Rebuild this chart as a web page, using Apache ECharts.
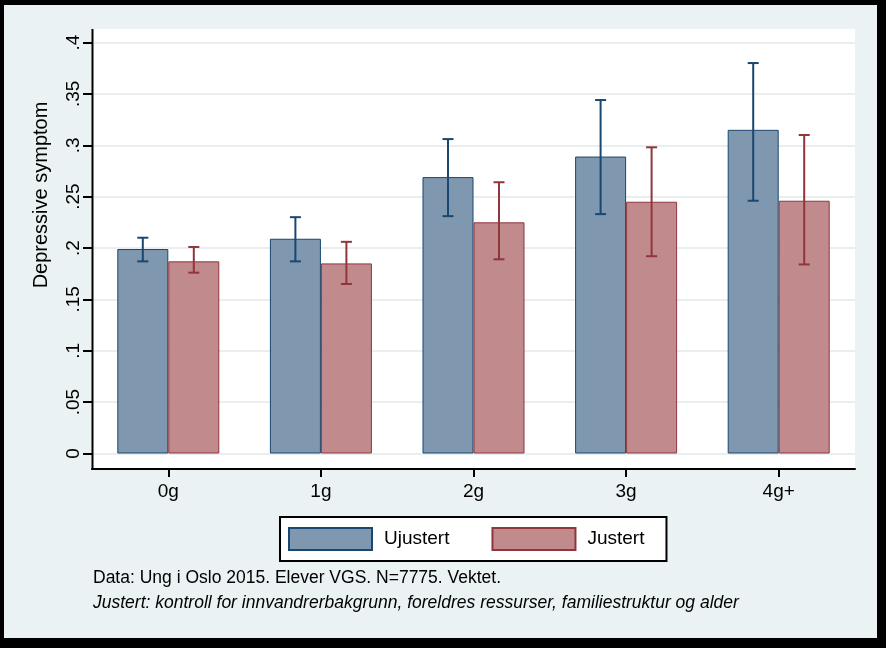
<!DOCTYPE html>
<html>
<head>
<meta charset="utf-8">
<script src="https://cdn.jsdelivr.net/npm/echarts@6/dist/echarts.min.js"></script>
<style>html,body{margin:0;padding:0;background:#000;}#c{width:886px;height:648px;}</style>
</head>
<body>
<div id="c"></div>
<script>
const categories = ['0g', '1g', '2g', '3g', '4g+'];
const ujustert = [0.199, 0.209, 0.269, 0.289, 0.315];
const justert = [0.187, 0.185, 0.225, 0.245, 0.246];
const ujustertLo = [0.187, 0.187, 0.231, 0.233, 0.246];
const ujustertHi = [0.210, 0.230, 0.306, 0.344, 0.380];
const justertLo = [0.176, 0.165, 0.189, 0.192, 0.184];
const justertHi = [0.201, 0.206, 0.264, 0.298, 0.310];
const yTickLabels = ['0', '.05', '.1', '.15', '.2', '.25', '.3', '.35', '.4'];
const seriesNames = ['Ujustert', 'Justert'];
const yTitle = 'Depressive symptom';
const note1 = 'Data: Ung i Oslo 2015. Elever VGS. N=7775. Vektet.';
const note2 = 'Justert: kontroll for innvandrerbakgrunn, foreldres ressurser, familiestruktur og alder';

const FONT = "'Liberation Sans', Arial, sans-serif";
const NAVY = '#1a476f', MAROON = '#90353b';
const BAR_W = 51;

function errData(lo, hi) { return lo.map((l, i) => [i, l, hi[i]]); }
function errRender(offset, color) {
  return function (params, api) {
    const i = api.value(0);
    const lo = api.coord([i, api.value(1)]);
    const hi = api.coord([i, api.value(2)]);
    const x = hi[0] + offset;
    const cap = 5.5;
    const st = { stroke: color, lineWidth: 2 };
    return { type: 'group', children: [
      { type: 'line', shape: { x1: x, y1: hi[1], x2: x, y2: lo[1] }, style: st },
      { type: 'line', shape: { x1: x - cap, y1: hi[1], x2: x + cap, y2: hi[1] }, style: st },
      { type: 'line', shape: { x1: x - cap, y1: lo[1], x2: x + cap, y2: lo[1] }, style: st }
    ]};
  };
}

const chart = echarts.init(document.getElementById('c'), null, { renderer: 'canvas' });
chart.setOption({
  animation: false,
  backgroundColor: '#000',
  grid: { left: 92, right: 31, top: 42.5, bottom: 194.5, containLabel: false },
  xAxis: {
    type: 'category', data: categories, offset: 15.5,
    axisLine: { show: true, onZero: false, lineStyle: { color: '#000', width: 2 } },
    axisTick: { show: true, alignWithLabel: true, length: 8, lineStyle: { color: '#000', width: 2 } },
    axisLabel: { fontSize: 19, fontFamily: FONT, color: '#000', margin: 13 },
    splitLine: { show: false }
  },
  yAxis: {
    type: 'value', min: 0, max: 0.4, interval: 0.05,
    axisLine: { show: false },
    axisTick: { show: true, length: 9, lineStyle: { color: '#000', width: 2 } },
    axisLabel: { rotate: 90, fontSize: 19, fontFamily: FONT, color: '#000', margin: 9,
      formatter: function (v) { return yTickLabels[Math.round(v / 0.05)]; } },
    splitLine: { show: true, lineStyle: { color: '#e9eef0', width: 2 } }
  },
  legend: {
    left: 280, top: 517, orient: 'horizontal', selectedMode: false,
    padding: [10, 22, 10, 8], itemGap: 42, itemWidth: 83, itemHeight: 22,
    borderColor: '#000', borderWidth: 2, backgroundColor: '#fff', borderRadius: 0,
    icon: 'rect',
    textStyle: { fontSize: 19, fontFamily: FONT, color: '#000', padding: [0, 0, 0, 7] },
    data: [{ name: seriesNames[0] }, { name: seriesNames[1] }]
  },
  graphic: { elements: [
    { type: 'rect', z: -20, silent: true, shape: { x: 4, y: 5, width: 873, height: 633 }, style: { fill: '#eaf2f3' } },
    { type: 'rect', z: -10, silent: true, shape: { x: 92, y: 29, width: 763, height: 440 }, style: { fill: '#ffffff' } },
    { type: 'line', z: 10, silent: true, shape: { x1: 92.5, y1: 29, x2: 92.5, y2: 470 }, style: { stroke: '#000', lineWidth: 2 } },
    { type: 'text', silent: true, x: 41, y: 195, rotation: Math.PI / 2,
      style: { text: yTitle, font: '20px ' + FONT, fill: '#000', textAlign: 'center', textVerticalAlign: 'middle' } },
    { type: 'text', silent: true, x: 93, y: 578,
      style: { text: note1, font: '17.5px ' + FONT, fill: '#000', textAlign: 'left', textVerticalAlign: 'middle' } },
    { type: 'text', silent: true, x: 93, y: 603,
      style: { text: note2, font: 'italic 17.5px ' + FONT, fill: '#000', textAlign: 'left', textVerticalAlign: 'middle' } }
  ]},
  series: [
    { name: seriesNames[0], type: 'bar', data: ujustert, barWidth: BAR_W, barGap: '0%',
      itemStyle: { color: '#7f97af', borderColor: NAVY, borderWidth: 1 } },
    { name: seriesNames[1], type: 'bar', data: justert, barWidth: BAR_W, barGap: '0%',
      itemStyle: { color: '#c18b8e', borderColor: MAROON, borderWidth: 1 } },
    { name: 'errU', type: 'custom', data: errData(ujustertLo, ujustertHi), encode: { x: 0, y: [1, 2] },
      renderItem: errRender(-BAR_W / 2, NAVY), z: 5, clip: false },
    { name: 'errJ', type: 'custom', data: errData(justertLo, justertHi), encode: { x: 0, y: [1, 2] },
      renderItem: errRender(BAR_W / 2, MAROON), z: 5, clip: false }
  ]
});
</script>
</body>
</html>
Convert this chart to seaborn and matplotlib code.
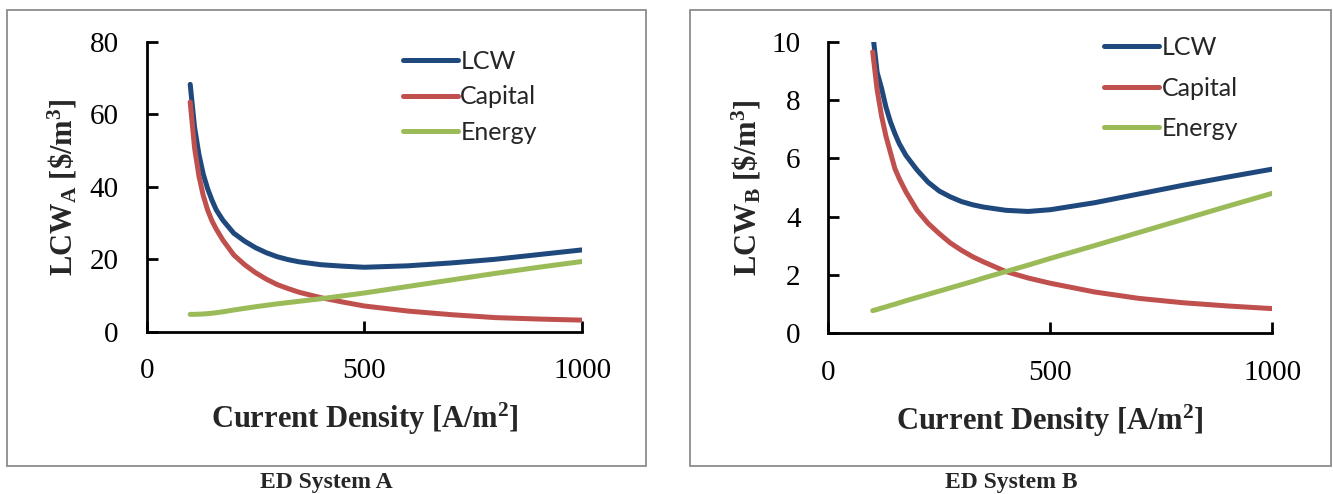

Requirements.
Reproduce the records above exactly, leaving out every picture they contain.

The solution.
Rebuild this chart as a web page, using Apache ECharts.
<!DOCTYPE html>
<html>
<head>
<meta charset="utf-8">
<script src="https://cdn.jsdelivr.net/npm/echarts@6/dist/echarts.min.js"></script>
<style>html,body{margin:0;padding:0;background:#000;}#c{width:886px;height:648px;}</style>
</head>
<body>
<div id="c"></div>
<script>
const categories = ['0g', '1g', '2g', '3g', '4g+'];
const ujustert = [0.199, 0.209, 0.269, 0.289, 0.315];
const justert = [0.187, 0.185, 0.225, 0.245, 0.246];
const ujustertLo = [0.187, 0.187, 0.231, 0.233, 0.246];
const ujustertHi = [0.210, 0.230, 0.306, 0.344, 0.380];
const justertLo = [0.176, 0.165, 0.189, 0.192, 0.184];
const justertHi = [0.201, 0.206, 0.264, 0.298, 0.310];
const yTickLabels = ['0', '.05', '.1', '.15', '.2', '.25', '.3', '.35', '.4'];
const seriesNames = ['Ujustert', 'Justert'];
const yTitle = 'Depressive symptom';
const note1 = 'Data: Ung i Oslo 2015. Elever VGS. N=7775. Vektet.';
const note2 = 'Justert: kontroll for innvandrerbakgrunn, foreldres ressurser, familiestruktur og alder';

const FONT = "'Liberation Sans', Arial, sans-serif";
const NAVY = '#1a476f', MAROON = '#90353b';
const BAR_W = 51;

function errData(lo, hi) { return lo.map((l, i) => [i, l, hi[i]]); }
function errRender(offset, color) {
  return function (params, api) {
    const i = api.value(0);
    const lo = api.coord([i, api.value(1)]);
    const hi = api.coord([i, api.value(2)]);
    const x = hi[0] + offset;
    const cap = 5.5;
    const st = { stroke: color, lineWidth: 2 };
    return { type: 'group', children: [
      { type: 'line', shape: { x1: x, y1: hi[1], x2: x, y2: lo[1] }, style: st },
      { type: 'line', shape: { x1: x - cap, y1: hi[1], x2: x + cap, y2: hi[1] }, style: st },
      { type: 'line', shape: { x1: x - cap, y1: lo[1], x2: x + cap, y2: lo[1] }, style: st }
    ]};
  };
}

const chart = echarts.init(document.getElementById('c'), null, { renderer: 'canvas' });
chart.setOption({
  animation: false,
  backgroundColor: '#000',
  grid: { left: 92, right: 31, top: 42.5, bottom: 194.5, containLabel: false },
  xAxis: {
    type: 'category', data: categories, offset: 15.5,
    axisLine: { show: true, onZero: false, lineStyle: { color: '#000', width: 2 } },
    axisTick: { show: true, alignWithLabel: true, length: 8, lineStyle: { color: '#000', width: 2 } },
    axisLabel: { fontSize: 19, fontFamily: FONT, color: '#000', margin: 13 },
    splitLine: { show: false }
  },
  yAxis: {
    type: 'value', min: 0, max: 0.4, interval: 0.05,
    axisLine: { show: false },
    axisTick: { show: true, length: 9, lineStyle: { color: '#000', width: 2 } },
    axisLabel: { rotate: 90, fontSize: 19, fontFamily: FONT, color: '#000', margin: 9,
      formatter: function (v) { return yTickLabels[Math.round(v / 0.05)]; } },
    splitLine: { show: true, lineStyle: { color: '#e9eef0', width: 2 } }
  },
  legend: {
    left: 280, top: 517, orient: 'horizontal', selectedMode: false,
    padding: [10, 22, 10, 8], itemGap: 42, itemWidth: 83, itemHeight: 22,
    borderColor: '#000', borderWidth: 2, backgroundColor: '#fff', borderRadius: 0,
    icon: 'rect',
    textStyle: { fontSize: 19, fontFamily: FONT, color: '#000', padding: [0, 0, 0, 7] },
    data: [{ name: seriesNames[0] }, { name: seriesNames[1] }]
  },
  graphic: { elements: [
    { type: 'rect', z: -20, silent: true, shape: { x: 4, y: 5, width: 873, height: 633 }, style: { fill: '#eaf2f3' } },
    { type: 'rect', z: -10, silent: true, shape: { x: 92, y: 29, width: 763, height: 440 }, style: { fill: '#ffffff' } },
    { type: 'line', z: 10, silent: true, shape: { x1: 92.5, y1: 29, x2: 92.5, y2: 470 }, style: { stroke: '#000', lineWidth: 2 } },
    { type: 'text', silent: true, x: 41, y: 195, rotation: Math.PI / 2,
      style: { text: yTitle, font: '20px ' + FONT, fill: '#000', textAlign: 'center', textVerticalAlign: 'middle' } },
    { type: 'text', silent: true, x: 93, y: 578,
      style: { text: note1, font: '17.5px ' + FONT, fill: '#000', textAlign: 'left', textVerticalAlign: 'middle' } },
    { type: 'text', silent: true, x: 93, y: 603,
      style: { text: note2, font: 'italic 17.5px ' + FONT, fill: '#000', textAlign: 'left', textVerticalAlign: 'middle' } }
  ]},
  series: [
    { name: seriesNames[0], type: 'bar', data: ujustert, barWidth: BAR_W, barGap: '0%',
      itemStyle: { color: '#7f97af', borderColor: NAVY, borderWidth: 1 } },
    { name: seriesNames[1], type: 'bar', data: justert, barWidth: BAR_W, barGap: '0%',
      itemStyle: { color: '#c18b8e', borderColor: MAROON, borderWidth: 1 } },
    { name: 'errU', type: 'custom', data: errData(ujustertLo, ujustertHi), encode: { x: 0, y: [1, 2] },
      renderItem: errRender(-BAR_W / 2, NAVY), z: 5, clip: false },
    { name: 'errJ', type: 'custom', data: errData(justertLo, justertHi), encode: { x: 0, y: [1, 2] },
      renderItem: errRender(BAR_W / 2, MAROON), z: 5, clip: false }
  ]
});
</script>
</body>
</html>
Convert this chart to seaborn and matplotlib code.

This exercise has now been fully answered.